New method can help gauge atmospheric pressure of exoplanets
Researchers have developed a new method of gauging the atmospheric pressure of exoplanets, or worlds beyond the solar system, by looking for a certain type of molecule.
Washington: Researchers including an Indian-origin researcher have developed a new method of gauging the atmospheric pressure of exoplanets, or worlds beyond the solar system, by looking for a certain type of molecule.
The method, devised by Amit Misra, a UW astronomy doctoral student, and co-authors, involves computer simulations of the chemistry of Earth`s own atmosphere that isolate what are called "dimer molecules" - pairs of molecules that tend to form at high pressures and densities in a planet`s atmosphere.
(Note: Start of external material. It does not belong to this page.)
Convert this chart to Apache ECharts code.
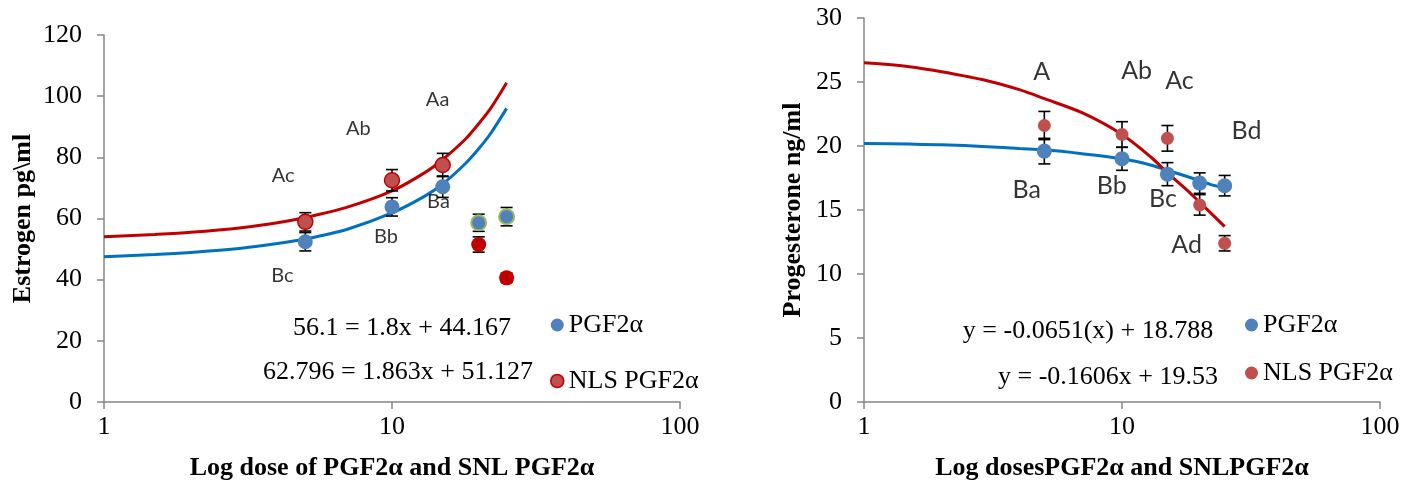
<!DOCTYPE html>
<html><head><meta charset="utf-8">
<script src="https://cdn.jsdelivr.net/npm/echarts@6/dist/echarts.min.js"></script>
<style>html,body{margin:0;padding:0;background:#fff}#c{width:1417px;height:489px}</style>
</head><body><div id="c"></div>
<script>
// ---------- Left chart: Estrogen ----------
const estDoses = [5, 10, 15];
const estPGF = [52.4, 63.8, 70.4];
const estPGFerr = [3, 3, 3.5];
const estNLS = [58.9, 72.5, 77.5];
const estNLSerr = [3, 3.5, 3.8];
const estExtraDoses = [20, 25];
const estPGFextra = [58.6, 60.6];
const estPGFextraErr = [2.8, 3];
const estNLSextra = [51.5, 40.6];
const estNLSextraErr = [2.5, 1.5];
const trendX = [1, 1.5, 2, 3, 4, 5, 7, 10, 13, 15, 18, 20, 22, 25];
const estTrendPGF = [47.5, 48.2, 48.9, 50.3, 51.8, 53.3, 56.5, 61.8, 67.3, 71.3, 78, 82.8, 87.8, 96];
const estTrendNLS = [54, 54.8, 55.5, 57, 58.6, 60.3, 63.7, 69, 75, 79.3, 86, 91, 96, 104.4];
const estLetterText = ['Ac', 'Ab', 'Aa', 'Bc', 'Bb', 'Ba'];
const estLetterX = [4.19, 7.64, 14.4, 4.16, 9.53, 14.5];
const estLetterY = [74.2, 89.5, 98.8, 41.5, 54.1, 65.5];
const estEquations = ['56.1 = 1.8x + 44.167', '62.796 = 1.863x + 51.127'];

// ---------- Right chart: Progesterone ----------
const progDoses = [5, 10, 15, 20, 25];
const progPGF = [19.6, 19.0, 17.8, 17.1, 16.9];
const progPGFerr = [1.0, 0.9, 0.9, 0.8, 0.8];
const progNLS = [21.6, 20.9, 20.6, 15.4, 12.4];
const progNLSerr = [1.1, 1.0, 1.0, 0.8, 0.6];
const progTrendPGF = [20.2, 20.15, 20.1, 19.95, 19.8, 19.7, 19.4, 19.0, 18.5, 18.1, 17.6, 17.3, 17.0, 16.7];
const progTrendNLS = [26.5, 26.2, 25.8, 25.1, 24.4, 23.7, 22.6, 20.9, 19.1, 17.9, 16.5, 15.6, 14.8, 13.7];
const progLetterText = ['A', 'Ab', 'Ac', 'Bd', 'Ba', 'Bb', 'Bc', 'Ad'];
const progLetterX = [4.88, 11.4, 16.7, 30.4, 4.27, 9.12, 14.4, 17.8];
const progLetterY = [25.8, 25.9, 25.1, 21.2, 16.6, 16.9, 15.9, 12.3];
const progEquations = ['y = -0.0651(x) + 18.788', 'y = -0.1606x + 19.53'];

const seriesNames = ['PGF2α', 'NLS PGF2α'];
const xTitles = ['Log dose of PGF2α and SNL PGF2α', 'Log dosesPGF2α and SNLPGF2α'];
const yTitles = ['Estrogen pg\\ml', 'Progesterone ng/ml'];

// ---------- helpers ----------
const zip = (xs, ys) => xs.map((x, i) => [x, ys[i]]);
const errData = (xs, ys, es) => xs.map((x, i) => [x, ys[i] - es[i], ys[i] + es[i]]);
const letters = (t, xs, ys) => t.map((n, i) => ({ name: n, value: [xs[i], ys[i]] }));
const SERIF = '"Liberation Serif", "Times New Roman", serif';
const BLUE = '#4F81BD', RED = '#C0504D', DRED = '#C00000', LBLUE = '#0070C0', GREEN = '#9BBB59';

function errItem(params, api) {
  const x = api.value(0), lo = api.value(1), hi = api.value(2);
  const p1 = api.coord([x, hi]), p2 = api.coord([x, lo]);
  const w = 6;
  const s = { stroke: '#000', lineWidth: 1.6 };
  return { type: 'group', children: [
    { type: 'line', shape: { x1: p1[0], y1: p1[1], x2: p2[0], y2: p2[1] }, style: s },
    { type: 'line', shape: { x1: p1[0] - w, y1: p1[1], x2: p1[0] + w, y2: p1[1] }, style: s },
    { type: 'line', shape: { x1: p2[0] - w, y1: p2[1], x2: p2[0] + w, y2: p2[1] }, style: s }
  ] };
}
function errSeries(data, gi) {
  return { type: 'custom', xAxisIndex: gi, yAxisIndex: gi, renderItem: errItem, data: data,
    encode: { x: 0, y: [1, 2] }, z: 3, silent: true };
}
function trend(data, color, gi) {
  return { type: 'line', xAxisIndex: gi, yAxisIndex: gi, data: data, smooth: 0.3,
    showSymbol: false, symbol: 'none', lineStyle: { color: color, width: 3 }, z: 2, silent: true };
}
function letterSeries(data, gi, size) {
  return { type: 'scatter', xAxisIndex: gi, yAxisIndex: gi, data: data, symbolSize: 1,
    itemStyle: { color: 'rgba(0,0,0,0)' }, silent: true, z: 6,
    label: { show: true, position: 'inside', formatter: '{b}', color: '#000',
      fontFamily: 'Lato, "Noto Sans", sans-serif', fontSize: size } };
}
function xAxis(gi, name) {
  return { type: 'log', logBase: 10, min: 1, max: 100, gridIndex: gi,
    name: name, nameLocation: 'middle', nameGap: 53,
    nameTextStyle: { fontFamily: SERIF, fontWeight: 'bold', fontSize: 26, color: '#000' },
    axisLine: { lineStyle: { color: '#868686', width: 1.5 } },
    axisTick: { show: true, length: 7, lineStyle: { color: '#868686', width: 1.5 } },
    minorTick: { show: false }, splitLine: { show: false },
    axisLabel: { fontFamily: SERIF, fontSize: 26, color: '#000', margin: 12 } };
}
function yAxis(gi, max, interval, name, gap) {
  return { type: 'value', min: 0, max: max, interval: interval, gridIndex: gi,
    name: name, nameLocation: 'middle', nameGap: gap, nameRotate: 90,
    nameTextStyle: { fontFamily: SERIF, fontWeight: 'bold', fontSize: 26, color: '#000' },
    axisLine: { show: true, lineStyle: { color: '#868686', width: 1.5 } },
    axisTick: { show: true, length: 7, lineStyle: { color: '#868686', width: 1.5 } },
    splitLine: { show: false },
    axisLabel: { fontFamily: SERIF, fontSize: 26, color: '#000', margin: 22 } };
}
function legend(left, top, gap, nlsStyle) {
  return { left: left, top: top, padding: 0, orient: 'vertical', itemGap: gap, itemWidth: 13, itemHeight: 13,
    icon: 'circle', selectedMode: false,
    textStyle: { fontFamily: SERIF, fontSize: 26, color: '#000', lineHeight: 26 },
    data: [{ name: seriesNames[0], itemStyle: { color: BLUE, borderWidth: 0 } },
           { name: seriesNames[1], itemStyle: nlsStyle }] };
}
function eqText(t, x, y) {
  return { type: 'text', x: x, y: y, silent: true,
    style: { text: t, font: '26px ' + SERIF, fill: '#000', align: 'center', verticalAlign: 'middle' } };
}

const chart = echarts.init(document.getElementById('c'), null, { renderer: 'canvas' });
chart.setOption({
  backgroundColor: '#fff',
  animation: false,
  grid: [
    { left: 104, right: 737, top: 35, bottom: 87 },
    { left: 864, right: 37, top: 18, bottom: 87 }
  ],
  xAxis: [xAxis(0, xTitles[0]), xAxis(1, xTitles[1])],
  yAxis: [yAxis(0, 120, 20, yTitles[0], 68), yAxis(1, 30, 5, yTitles[1], 58)],
  legend: [
    legend(550, 312, 30, { color: RED, borderColor: DRED, borderWidth: 1.5 }),
    legend(1245, 312, 22, { color: RED, borderWidth: 0 })
  ],
  graphic: [
    eqText(estEquations[0], 402, 328),
    eqText(estEquations[1], 398, 372),
    eqText(progEquations[0], 1088, 331),
    eqText(progEquations[1], 1108, 377)
  ],
  series: [
    // left
    trend(zip(trendX, estTrendPGF), LBLUE, 0),
    trend(zip(trendX, estTrendNLS), DRED, 0),
    errSeries(errData(estDoses, estPGF, estPGFerr), 0),
    errSeries(errData(estDoses, estNLS, estNLSerr), 0),
    errSeries(errData(estExtraDoses, estPGFextra, estPGFextraErr), 0),
    errSeries(errData(estExtraDoses, estNLSextra, estNLSextraErr), 0),
    { name: seriesNames[0], type: 'scatter', xAxisIndex: 0, yAxisIndex: 0, data: zip(estDoses, estPGF),
      symbolSize: 15, itemStyle: { color: BLUE, opacity: 1 }, z: 4 },
    { name: seriesNames[1], type: 'scatter', xAxisIndex: 0, yAxisIndex: 0, data: zip(estDoses, estNLS),
      symbolSize: 15, itemStyle: { color: RED, borderColor: DRED, borderWidth: 1.5, opacity: 1 }, z: 4 },
    { name: 'PGF2α (20–25)', type: 'scatter', xAxisIndex: 0, yAxisIndex: 0, data: zip(estExtraDoses, estPGFextra),
      symbolSize: 15, itemStyle: { color: BLUE, borderColor: GREEN, borderWidth: 2, opacity: 1 }, z: 4 },
    { name: 'NLS PGF2α (20–25)', type: 'scatter', xAxisIndex: 0, yAxisIndex: 0, data: zip(estExtraDoses, estNLSextra),
      symbolSize: 15, itemStyle: { color: DRED, opacity: 1 }, z: 4 },
    letterSeries(letters(estLetterText, estLetterX, estLetterY), 0, 20),
    // right
    trend(zip(trendX, progTrendPGF), LBLUE, 1),
    trend(zip(trendX, progTrendNLS), DRED, 1),
    errSeries(errData(progDoses, progPGF, progPGFerr), 1),
    errSeries(errData(progDoses, progNLS, progNLSerr), 1),
    { name: seriesNames[0], type: 'scatter', xAxisIndex: 1, yAxisIndex: 1, data: zip(progDoses, progPGF),
      symbolSize: 15, itemStyle: { color: BLUE, opacity: 1 }, z: 4 },
    { name: seriesNames[1], type: 'scatter', xAxisIndex: 1, yAxisIndex: 1, data: zip(progDoses, progNLS),
      symbolSize: 13, itemStyle: { color: RED, opacity: 1 }, z: 4 },
    letterSeries(letters(progLetterText, progLetterX, progLetterY), 1, 25)
  ]
});
</script>
</body></html>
There are many types of dimer molecules but this research focused only on those of oxygen.
The researchers ran simulations testing the spectrum of light in various wavelengths. Dimer molecules absorb light in a distinctive pattern, and the rate at which they form is sensitive to the pressure, or density, in the planet`s atmosphere.
Mishra said that the idea is that if they are able to do this for another planet, they could look for this characteristic pattern of absorption from dimer molecules to identify them. The presence of such molecules, he said, likely means the planet has at least one-quarter to one-third the pressure of Earth`s atmosphere.
The study has been published in the journal Astrobiology.